Craft brewers creative
Craft brewers aren’t immune to the economic issues facing beer. At Revolution Brewing, higher costs for ingredients, logistics, packing and everything else are “a huge challenge,” according to Doug Veliky, the Chicago brewery’s marketing head.
“Everybody now has higher costs as part of their business,” Veliky says. “Wages aren’t necessarily keeping up with the cost of beer … and a little less beer is being purchased right now.”
A six-pack of Revolution Brewing’s most popular beer — Anti-Hero IPA — often sells at retailers for about $12. Last year, it cost about $11. Three to four years ago, it was about $9.99, Veliky says.
“We’re still in a great position as a company,” he says. “We have to make sure we’re being extra-considerate about what our consumers are looking for from us. One way to get it all back is to come up with an exciting new beer that blows people’s minds. And that is the real way to do it.”

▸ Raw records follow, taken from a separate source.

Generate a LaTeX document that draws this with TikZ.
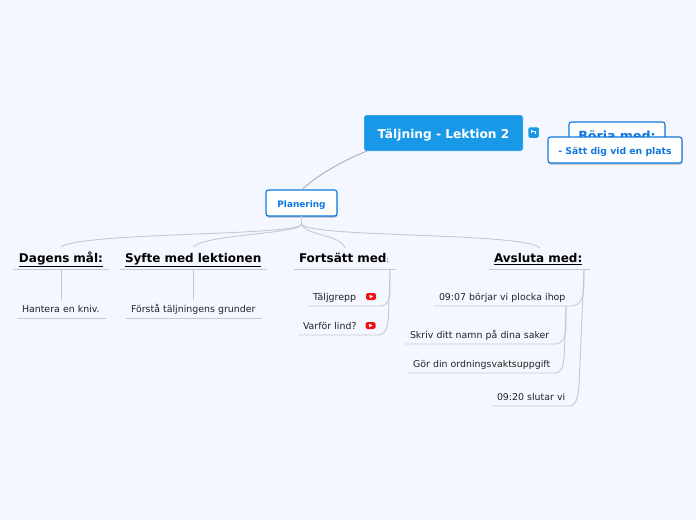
\documentclass[tikz,border=0pt]{standalone}
\usepackage{fontspec}
\setmainfont{DejaVu Sans}
\usetikzlibrary{shadows,calc}
\definecolor{bgc}{HTML}{F4F7FF}
\definecolor{rootc}{HTML}{1A98E8}
\definecolor{bluec}{HTML}{0F78E0}
\definecolor{linec}{HTML}{C6C8D2}
\definecolor{rootline}{HTML}{ABABB5}
\definecolor{textc}{HTML}{222222}
\definecolor{ytc}{HTML}{F01010}
\tikzset{
  every node/.style={outer sep=0pt},
  root/.style={fill=rootc,rounded corners=2pt,text=white,font=\bfseries\fontsize{12.2}{15}\selectfont,minimum width=159pt,minimum height=36pt,draw=white,line width=.4pt,text height=10pt,text depth=0pt},
  box/.style={fill=white,draw=bluec,line width=1.1pt,rounded corners=2.5pt,text=bluec,font=\bfseries\fontsize{#1}{12}\selectfont,
    drop shadow={shadow xshift=0.3pt,shadow yshift=-1.6pt,opacity=.4,fill=black!70}},
  topic/.style={anchor=west,inner xsep=5pt,inner ysep=0pt,align=left,text width=#1pt-10pt,text=black,font=\bfseries\fontsize{12}{14}\selectfont,text height=10.5pt,text depth=2.5pt,minimum height=22pt},
  leaf/.style={anchor=west,inner xsep=5pt,inner ysep=0pt,align=left,text width=#1pt-10pt,text=textc,font=\fontsize{9.4}{11}\selectfont,text height=8pt,text depth=2pt,minimum height=18pt},
  rule/.style={draw=linec,line width=1pt},
  conn/.style={draw=linec,line width=.9pt},
  yt/.style={fill=ytc,rounded corners=1.6pt,minimum width=10pt,minimum height=7pt,inner sep=0pt},
  tri/.style={fill=white},
}
\begin{document}
\begin{tikzpicture}[x=1pt,y=-1pt]
\useasboundingbox[fill=bgc] (0,0) rectangle (696,520);
% nodes
\node[root] (root) at (443.5,133) {Täljning - Lektion 2};
\node[fill=rootc,rounded corners=1.5pt,minimum width=10.5pt,minimum height=10.5pt,inner sep=0pt] (link) at (533.5,132.5) {};
\draw[white,line width=.8pt] ($(link)+(-2.5,-1)$) -- ($(link)+(2,-1)$) -- ($(link)+(2,1.5)$);
\fill[white] ($(link)+(-2.5,-3)$) -- ($(link)+(-.5,-1)$) -- ($(link)+(-2.5,.8)$) -- cycle;
\node[box=12.6,minimum width=96pt,minimum height=30pt,text height=6.5pt,text depth=0pt] (begin) at (617,137) {Börja med:};
\node[box=9.3,minimum width=134pt,minimum height=26pt,text height=8.6pt,text depth=0pt] (sit) at (615,150) {- Sätt dig vid en plats};
\node[box=8.9,minimum width=71pt,minimum height=26pt,text height=8.6pt,text depth=0pt] (plan) at (301.5,203) {Planering};

\node[topic=96] (dag) at (13,258.5) {\hspace{1pt}\underline{Dagens mål:}};
\node[topic=147] (syf) at (120,258.5) {\underline{Syfte med lektionen}};
\node[topic=102] (for) at (294,258.5) {Fortsätt med{\normalfont\fontsize{7}{8}\selectfont:}};
\node[topic=101] (avs) at (489,258.5) {\underline{Avsluta med:}};
\node[leaf=89] (han) at (17,309) {\mbox{Hantera en kniv.}};
\node[leaf=136] (fst) at (126,309) {\mbox{Förstå täljningens grunder}};
\node[leaf=77] (tal) at (308,297) {\mbox{Täljgrepp}};
\node[leaf=82] (var) at (298,326) {\mbox{Varför lind?}};
\node[leaf=141] (a) at (434,297) {\mbox{09:07 börjar vi plocka ihop}};
\node[leaf=150] (b) at (405,335) {\mbox{Skriv ditt namn på dina saker}};
\node[leaf=147] (c) at (408,364) {\mbox{Gör din ordningsvaktsuppgift}};
\node[leaf=90] (d) at (492,397) {\mbox{09:20 slutar vi}};

\draw[rule] (dag.south west) -- (dag.south east);
\draw[rule] (syf.south west) -- (syf.south east);
\draw[rule] (for.south west) -- (for.south east);
\draw[rule] (avs.south west) -- (avs.south east);
\draw[rule] (han.south west) -- (han.south east);
\draw[rule] (fst.south west) -- (fst.south east);

% icons
\node[yt] (y1) at (371,296.5) {};
\fill[tri] ($(y1)+(-1.4,-1.8)$) -- ($(y1)+(2,0)$) -- ($(y1)+(-1.4,1.8)$) -- cycle;
\node[yt] (y2) at (370.5,325.5) {};
\fill[tri] ($(y2)+(-1.4,-1.8)$) -- ($(y2)+(2,0)$) -- ($(y2)+(-1.4,1.8)$) -- cycle;

% connectors
\draw[rootline,line width=.9pt] (root.south west) ++(3,0) .. controls (340,162) and (318,175) .. (plan.north);
\draw[conn] (plan.south) -- ++(0,8) .. controls (302,236) and (80,232) .. (61,247) ;
\draw[conn] (plan.south) -- ++(0,8) .. controls (302,234) and (205,234) .. (193.5,247);
\draw[conn] (plan.south) -- ++(0,8) .. controls (306,236) and (340,234) .. (345,248);
\draw[conn] (plan.south) -- ++(0,8) .. controls (308,238) and (525,232) .. (540,248);

\draw[conn] (61,270) -- (61,300);
\draw[conn] (193.5,270) -- (193.5,300);

\draw[conn] (tal.south west) -- (380,306) .. controls (387,306) and (390,300) .. (390,290) -- (390,270);
\draw[conn] (var.south west) -- (378,335) .. controls (385,335) and (388,328) .. (388.5,315) -- (390,270);
\draw[conn] (a.south west) -- (572,306) .. controls (579,306) and (584,298) .. (584,285) -- (584,270);
\draw[conn] (d.south west) -- (569,406) .. controls (576,406) and (578,398) .. (579,385) -- (584,270);
\draw[conn] (b.south west) -- (554,344) .. controls (562,344) and (566,338) .. (566,325) -- (566,306);
\draw[conn] (c.south west) -- (555,373) .. controls (562,373) and (564,365) .. (564.5,350) -- (566,306);
\end{tikzpicture}
\end{document}
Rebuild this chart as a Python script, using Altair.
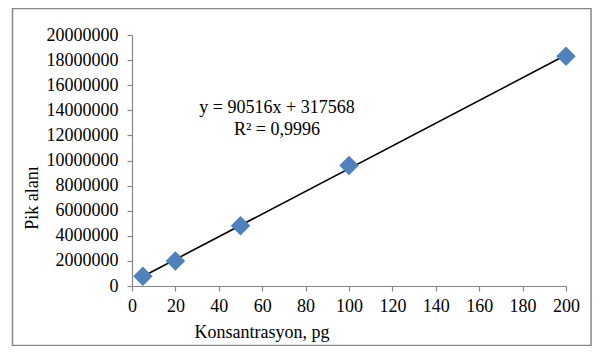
import altair as alt
import pandas as pd

# data
konsantrasyon = [5, 20, 50, 100, 200]
pik_alani = [770000, 2000000, 4800000, 9600000, 18300000]

x_ticks = [0, 20, 40, 60, 80, 100, 120, 140, 160, 180, 200]
y_ticks = [0, 2000000, 4000000, 6000000, 8000000, 10000000, 12000000,
           14000000, 16000000, 18000000, 20000000]

eq_line1 = "y = 90516x + 317568"
eq_line2 = "R² = 0,9996"
x_title = "Konsantrasyon, pg"
y_title = "Pik alanı"

df = pd.DataFrame({"x": konsantrasyon, "y": pik_alani})

FONT = "Liberation Serif, Times New Roman, serif"
W, H = 434, 251

xs = alt.Scale(domain=[0, 200], nice=False, zero=False)
ys = alt.Scale(domain=[0, 20000000], nice=False)
x_axis = alt.Axis(values=x_ticks, title=None, labelPadding=6,
                  labelOverlap=False, labelFlush=False, tickCount=11)
y_axis = alt.Axis(values=y_ticks, format="d", title=None, labelPadding=9,
                  labelOverlap=False, labelFlush=False, tickCount=11)

base = alt.Chart(df)

line = base.mark_line(color="black", strokeWidth=1.6).encode(
    x=alt.X("x:Q", scale=xs, axis=x_axis),
    y=alt.Y("y:Q", scale=ys, axis=y_axis),
).transform_regression("x", "y", method="linear", extent=[5, 200])

points = base.mark_point(shape="diamond", filled=True, size=380, color="#4F81BD", opacity=1).encode(
    x=alt.X("x:Q", scale=xs, axis=x_axis),
    y=alt.Y("y:Q", scale=ys, axis=y_axis),
)


def label(text, x, y, angle=None):
    kw = dict(font=FONT, fontSize=18, color="black", align="center", baseline="middle")
    if angle is not None:
        kw["angle"] = angle
    return alt.Chart(pd.DataFrame({"t": [text]})).mark_text(**kw).encode(
        text="t:N", x=alt.value(x), y=alt.value(y)
    )


eq1 = label(eq_line1, 145, 73)
eq2 = label(eq_line2, 145, 95)
xt = label(x_title, 130, 298)
yt = label(y_title, -99, 163, angle=270)

border = alt.Chart(pd.DataFrame({"a": [0]})).mark_rect(
    fill=None, stroke="#868686", strokeWidth=1.5
).encode(
    x=alt.value(-119.5), x2=alt.value(459), y=alt.value(-26.5), y2=alt.value(310.5)
)

chart = alt.layer(border, line, points, eq1, eq2, xt, yt).properties(
    width=W, height=H,
    autosize="none",
    padding={"left": 124, "top": 27, "right": 26, "bottom": 60},
).configure_view(stroke=None).configure_axis(
    labelFont=FONT, labelFontSize=18, labelColor="black",
    domainColor="#868686", tickColor="#868686", domainWidth=1.2, tickWidth=1.2,
    tickSize=5, grid=False, labelBound=False,
)

chart.save("out.html", embed_options={"renderer": "svg", "actions": False})
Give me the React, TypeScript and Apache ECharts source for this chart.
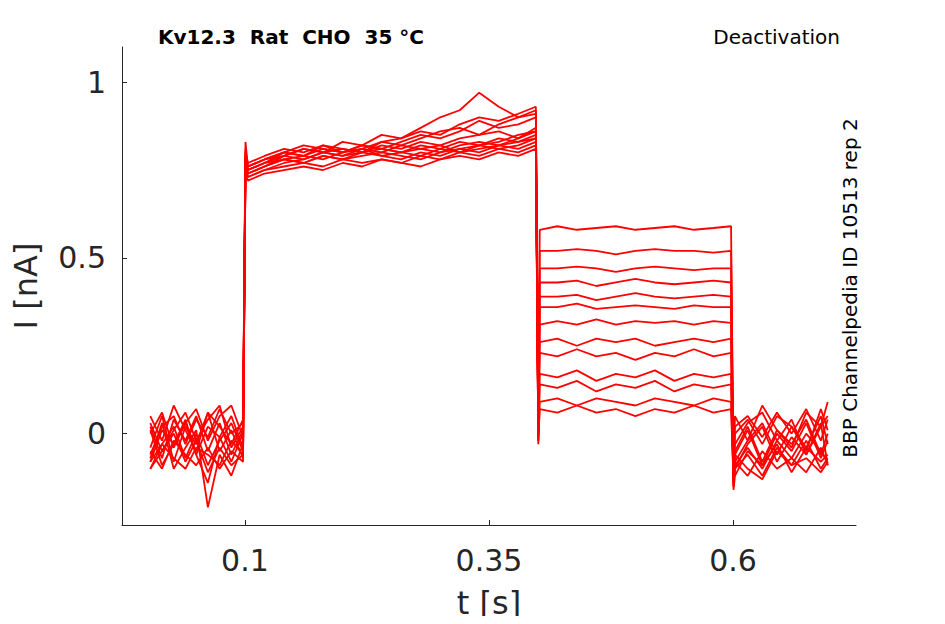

Revolution is rolling out a new, nonalcoholic sparkling hop water called Super-Zero — aiming to tap into rising interest in seltzers and nonalcoholic beverages.
For many craft beer lovers, specialty brews are worth the higher prices. At a craft beer festival in Lincoln Park in mid-July, people paid $45 to drink all of the beer they could during a two-hour tasting window.
Among them were Elise Brooks, 36, and her husband Patrick Brooks, 40, of Norwood Park. They say they haven’t changed their beer-buying habits just because it’s a little more expensive.
“I wish it made a difference in my life, but it does not,” says Elise Brooks, who works in the service industry. “I will pay it. I will pay to drink what I want to drink. I will never order something I don’t want to drink based on a couple bucks. Maybe I’ll complain a little bit, but I’ll still pay it.”
Within limits anyway.
“We go up $10 bucks, maybe I’ll rethink things,” she says.